There are two ways to solve this. One way is to make sure it will not bite them in the ass. Ask yourself: "Have I ever provided my team with a fixed-scope fixed-budget fixed-quality assignment, referring back to their initial estimate on unclear specs?". You probably have.
The other way is to remove uncertainty. If they refuse to make any assumptions, you have to make the assumptions for them. Answer every question they have, assuming either worst case, best case, or a realistic in-between. You can then communicate their estimates very clearly, because you know the assumptions behind them. Ensure broad functionality is split into smaller user stories to reduce uncertainty.
Please consider the games presented by James Grenning: http://www.renaissancesoftware.net/blog/archives/36 In particular, deal-and-slide has done me well. These games really seem to take a lot of the time out of the exercise and make it more fun.
A lot of the trouble you're having is that the team is afraid that any number they give is a hard commitment, or will be seen that way by managers further up the chain of command. If you pull them together to get rough sizing with the intent of making estimates later, you might have more success. Of course, if a number of "size one" stories are done and all take two days, you'll have a sense of what "size one" stories are.
In essence, high-level specification can produce only high-level estimates.
Think of it from the developer's perspective.
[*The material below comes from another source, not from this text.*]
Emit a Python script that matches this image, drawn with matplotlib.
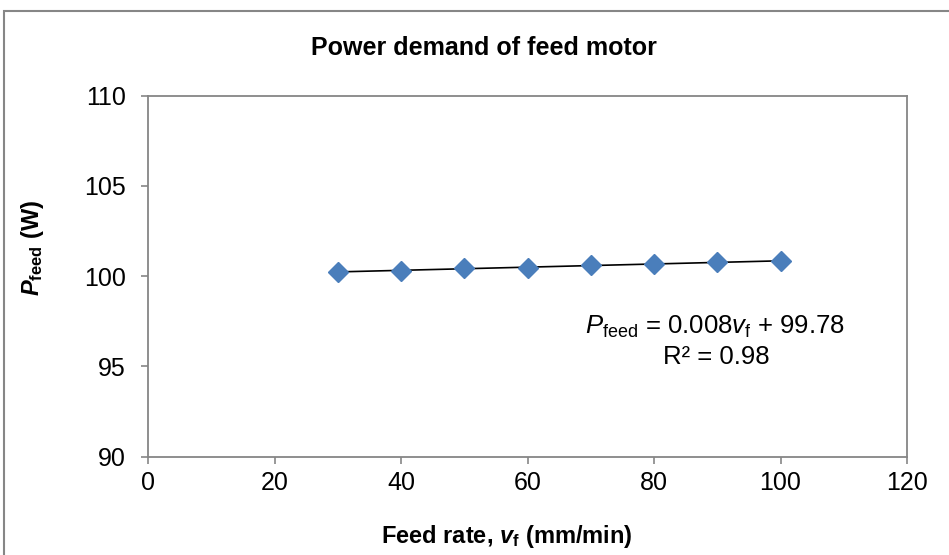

You are asking them to estimate and commit to a big unknown. It is like asking how much is to buy a nice car.
There are several approaches suggested already. Mine would be:
Try to get +/- 50% estimate, and re-estimate as you get more info about the scope. Make sure that you explain the process to the developers, because if you hard-press them for estimates they will over-estimate to protect themselves.
Use parametric estimations. How much did a similar piece of work cost, or take time? Take into account seniority of developers involved, their availability, are they spread across several projects, etc.
But, whatever approach you take, you'll have to re-estimate the project on a regular basis and all stakeholders should be aware of the approach and the situation.
Another issue here is the fact that the team is reluctant to provide any kind of estimates. It is usually because there is no trust in the team, or between the teams. Potentially it could be a huge issue and it should be addressed promptly but carefully.
Change the consequences (real or perceived) of the team over or under estimating. It sounds like they feel they will be held to the estimate with dire consequences if they get it wrong.
If you are producing fixed price quotes for clients based on those estimates, you will get burned (particularly with only 10% - 6 months ahead you should factor in a minimum of 50% deviation). This creates a huge disincentive for the team to estimate.
Consider moving to hourly pricing, build in higher margins/reserves and improve your requirements gathering process. All of these will change the environment in which the estimates are produced and therefore change the dynamic between the pm and the team doing the estimating.